Exercise details -
Emit a verbatim copy of the lines below from the line with "Reproduce this chart" through the line with "dot_style = (0, (0.9, 2.4))", excluding pictures and everything outside that range.

-- -- --

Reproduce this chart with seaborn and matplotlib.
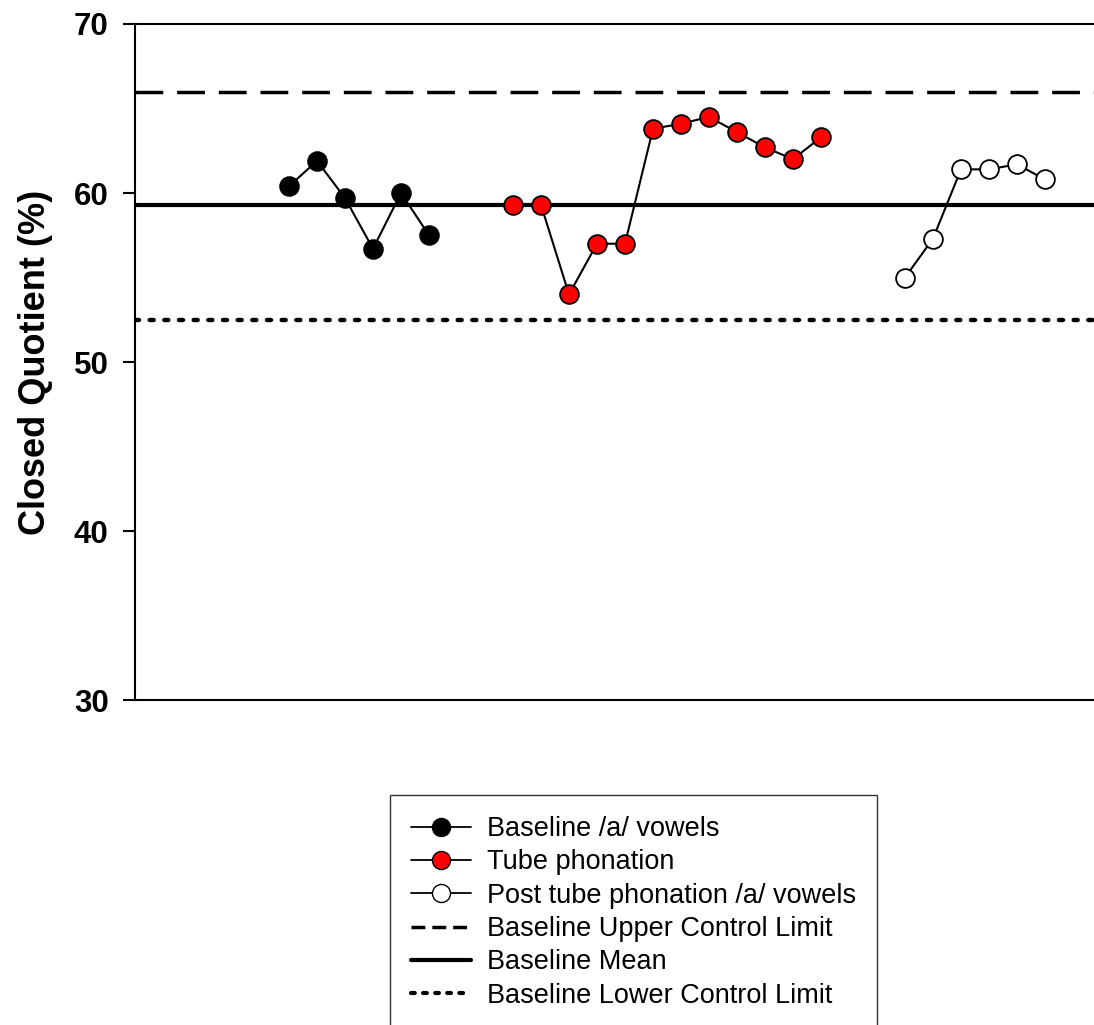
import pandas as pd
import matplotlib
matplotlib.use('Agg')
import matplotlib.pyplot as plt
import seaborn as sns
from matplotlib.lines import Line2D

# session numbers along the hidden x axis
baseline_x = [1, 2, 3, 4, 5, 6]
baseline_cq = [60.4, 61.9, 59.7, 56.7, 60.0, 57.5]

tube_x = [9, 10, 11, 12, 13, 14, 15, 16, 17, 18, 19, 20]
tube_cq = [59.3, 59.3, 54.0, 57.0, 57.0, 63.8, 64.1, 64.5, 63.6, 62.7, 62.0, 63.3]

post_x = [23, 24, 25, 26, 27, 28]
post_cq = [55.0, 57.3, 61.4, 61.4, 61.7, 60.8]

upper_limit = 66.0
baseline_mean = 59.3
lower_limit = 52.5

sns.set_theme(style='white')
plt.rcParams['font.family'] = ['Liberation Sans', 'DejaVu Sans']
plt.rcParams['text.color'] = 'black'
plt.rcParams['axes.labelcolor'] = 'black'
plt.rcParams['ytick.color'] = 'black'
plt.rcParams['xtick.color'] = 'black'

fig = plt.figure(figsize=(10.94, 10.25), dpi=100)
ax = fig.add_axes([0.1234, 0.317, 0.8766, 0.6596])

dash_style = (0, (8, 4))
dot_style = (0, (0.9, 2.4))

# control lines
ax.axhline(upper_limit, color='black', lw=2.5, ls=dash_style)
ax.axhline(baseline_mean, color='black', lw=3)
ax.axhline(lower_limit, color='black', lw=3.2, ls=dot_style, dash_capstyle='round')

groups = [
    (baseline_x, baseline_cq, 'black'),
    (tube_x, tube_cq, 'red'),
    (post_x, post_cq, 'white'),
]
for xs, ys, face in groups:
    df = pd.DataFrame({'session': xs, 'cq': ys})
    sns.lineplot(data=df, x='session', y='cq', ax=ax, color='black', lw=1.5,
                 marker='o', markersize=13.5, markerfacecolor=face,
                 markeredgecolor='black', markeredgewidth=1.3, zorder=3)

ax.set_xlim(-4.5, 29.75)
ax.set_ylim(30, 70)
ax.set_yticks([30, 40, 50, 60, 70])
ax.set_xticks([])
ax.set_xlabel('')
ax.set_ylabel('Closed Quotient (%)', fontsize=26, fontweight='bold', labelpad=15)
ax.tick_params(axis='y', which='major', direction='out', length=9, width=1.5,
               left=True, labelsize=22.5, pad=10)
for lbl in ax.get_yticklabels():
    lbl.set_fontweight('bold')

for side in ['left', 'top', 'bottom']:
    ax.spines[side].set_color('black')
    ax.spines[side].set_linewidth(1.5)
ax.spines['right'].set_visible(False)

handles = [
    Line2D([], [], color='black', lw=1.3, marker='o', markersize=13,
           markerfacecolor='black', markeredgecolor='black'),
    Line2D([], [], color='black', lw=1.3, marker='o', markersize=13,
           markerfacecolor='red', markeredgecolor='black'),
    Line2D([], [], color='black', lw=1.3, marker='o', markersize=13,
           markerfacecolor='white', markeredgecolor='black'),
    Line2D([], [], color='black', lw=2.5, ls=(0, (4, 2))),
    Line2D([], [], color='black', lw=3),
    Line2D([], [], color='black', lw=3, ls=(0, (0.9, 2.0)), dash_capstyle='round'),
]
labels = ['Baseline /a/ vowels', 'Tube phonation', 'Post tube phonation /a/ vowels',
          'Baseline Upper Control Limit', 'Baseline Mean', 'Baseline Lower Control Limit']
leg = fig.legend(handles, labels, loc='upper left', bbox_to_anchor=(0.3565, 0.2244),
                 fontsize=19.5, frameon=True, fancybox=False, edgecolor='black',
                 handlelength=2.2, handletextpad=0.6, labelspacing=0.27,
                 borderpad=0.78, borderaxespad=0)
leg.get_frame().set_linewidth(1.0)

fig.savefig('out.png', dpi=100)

-- -- --

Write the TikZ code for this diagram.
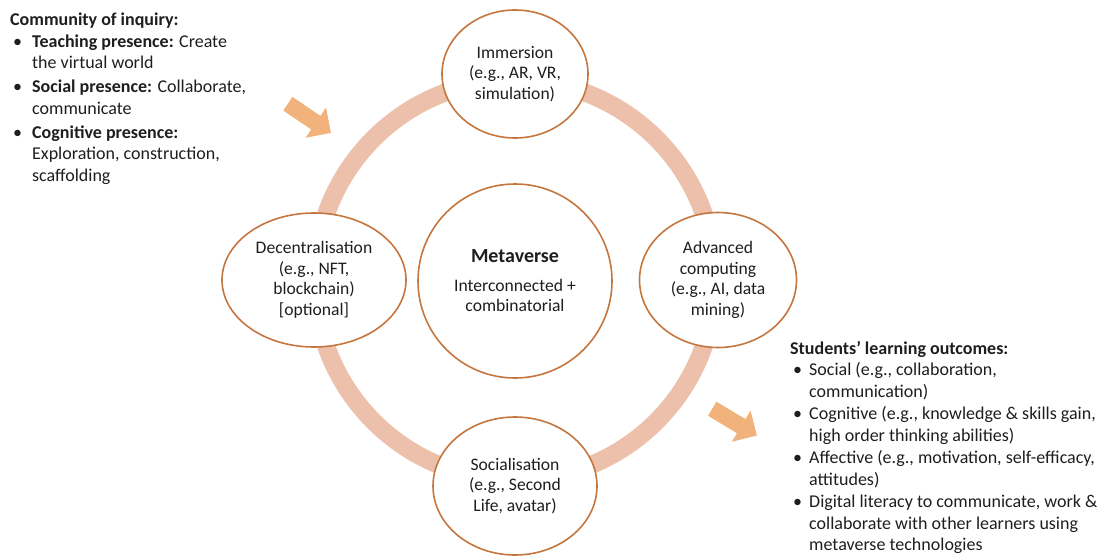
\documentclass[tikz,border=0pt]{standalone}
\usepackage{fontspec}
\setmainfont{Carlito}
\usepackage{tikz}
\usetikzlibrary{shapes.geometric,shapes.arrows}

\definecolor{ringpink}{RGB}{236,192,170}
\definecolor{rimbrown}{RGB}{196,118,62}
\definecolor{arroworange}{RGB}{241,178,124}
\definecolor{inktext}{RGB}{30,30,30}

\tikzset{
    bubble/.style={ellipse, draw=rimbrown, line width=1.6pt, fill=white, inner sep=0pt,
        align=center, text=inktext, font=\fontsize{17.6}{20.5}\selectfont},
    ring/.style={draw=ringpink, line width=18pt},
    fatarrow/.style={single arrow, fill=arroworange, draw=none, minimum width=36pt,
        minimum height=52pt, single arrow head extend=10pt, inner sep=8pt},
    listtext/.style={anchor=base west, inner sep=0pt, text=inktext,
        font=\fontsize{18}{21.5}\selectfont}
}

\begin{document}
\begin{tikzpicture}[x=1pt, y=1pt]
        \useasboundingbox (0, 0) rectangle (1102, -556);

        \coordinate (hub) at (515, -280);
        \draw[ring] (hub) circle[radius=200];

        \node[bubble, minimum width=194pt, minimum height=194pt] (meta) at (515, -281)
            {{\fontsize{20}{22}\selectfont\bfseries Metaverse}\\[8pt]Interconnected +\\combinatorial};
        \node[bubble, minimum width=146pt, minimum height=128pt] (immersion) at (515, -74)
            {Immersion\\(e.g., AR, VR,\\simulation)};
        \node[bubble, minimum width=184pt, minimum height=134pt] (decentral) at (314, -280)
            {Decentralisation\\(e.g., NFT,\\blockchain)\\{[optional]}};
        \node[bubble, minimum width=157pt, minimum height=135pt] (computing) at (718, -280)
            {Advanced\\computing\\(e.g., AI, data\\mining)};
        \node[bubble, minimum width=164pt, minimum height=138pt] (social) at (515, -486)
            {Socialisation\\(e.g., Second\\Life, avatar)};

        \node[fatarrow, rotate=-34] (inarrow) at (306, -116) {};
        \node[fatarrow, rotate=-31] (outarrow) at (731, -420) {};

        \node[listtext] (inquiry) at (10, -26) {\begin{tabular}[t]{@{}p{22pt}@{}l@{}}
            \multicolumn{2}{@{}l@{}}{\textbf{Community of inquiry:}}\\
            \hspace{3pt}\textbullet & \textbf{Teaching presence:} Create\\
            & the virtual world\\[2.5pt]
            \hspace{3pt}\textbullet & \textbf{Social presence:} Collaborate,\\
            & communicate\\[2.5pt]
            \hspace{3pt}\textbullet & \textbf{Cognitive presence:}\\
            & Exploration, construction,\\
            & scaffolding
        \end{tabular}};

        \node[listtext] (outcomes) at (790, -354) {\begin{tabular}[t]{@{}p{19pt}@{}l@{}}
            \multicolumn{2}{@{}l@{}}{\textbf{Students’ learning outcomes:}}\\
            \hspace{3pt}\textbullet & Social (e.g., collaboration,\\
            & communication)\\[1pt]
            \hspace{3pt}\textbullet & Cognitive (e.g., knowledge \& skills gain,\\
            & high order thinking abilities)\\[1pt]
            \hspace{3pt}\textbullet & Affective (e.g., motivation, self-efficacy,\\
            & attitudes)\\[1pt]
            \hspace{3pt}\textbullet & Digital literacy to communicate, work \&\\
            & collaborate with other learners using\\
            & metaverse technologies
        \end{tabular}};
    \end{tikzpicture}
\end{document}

-- -- --

Response below -
Reproduce this chart with seaborn and matplotlib.
import pandas as pd
import matplotlib
matplotlib.use('Agg')
import matplotlib.pyplot as plt
import seaborn as sns
from matplotlib.lines import Line2D

# session numbers along the hidden x axis
baseline_x = [1, 2, 3, 4, 5, 6]
baseline_cq = [60.4, 61.9, 59.7, 56.7, 60.0, 57.5]

tube_x = [9, 10, 11, 12, 13, 14, 15, 16, 17, 18, 19, 20]
tube_cq = [59.3, 59.3, 54.0, 57.0, 57.0, 63.8, 64.1, 64.5, 63.6, 62.7, 62.0, 63.3]

post_x = [23, 24, 25, 26, 27, 28]
post_cq = [55.0, 57.3, 61.4, 61.4, 61.7, 60.8]

upper_limit = 66.0
baseline_mean = 59.3
lower_limit = 52.5

sns.set_theme(style='white')
plt.rcParams['font.family'] = ['Liberation Sans', 'DejaVu Sans']
plt.rcParams['text.color'] = 'black'
plt.rcParams['axes.labelcolor'] = 'black'
plt.rcParams['ytick.color'] = 'black'
plt.rcParams['xtick.color'] = 'black'

fig = plt.figure(figsize=(10.94, 10.25), dpi=100)
ax = fig.add_axes([0.1234, 0.317, 0.8766, 0.6596])

dash_style = (0, (8, 4))
dot_style = (0, (0.9, 2.4))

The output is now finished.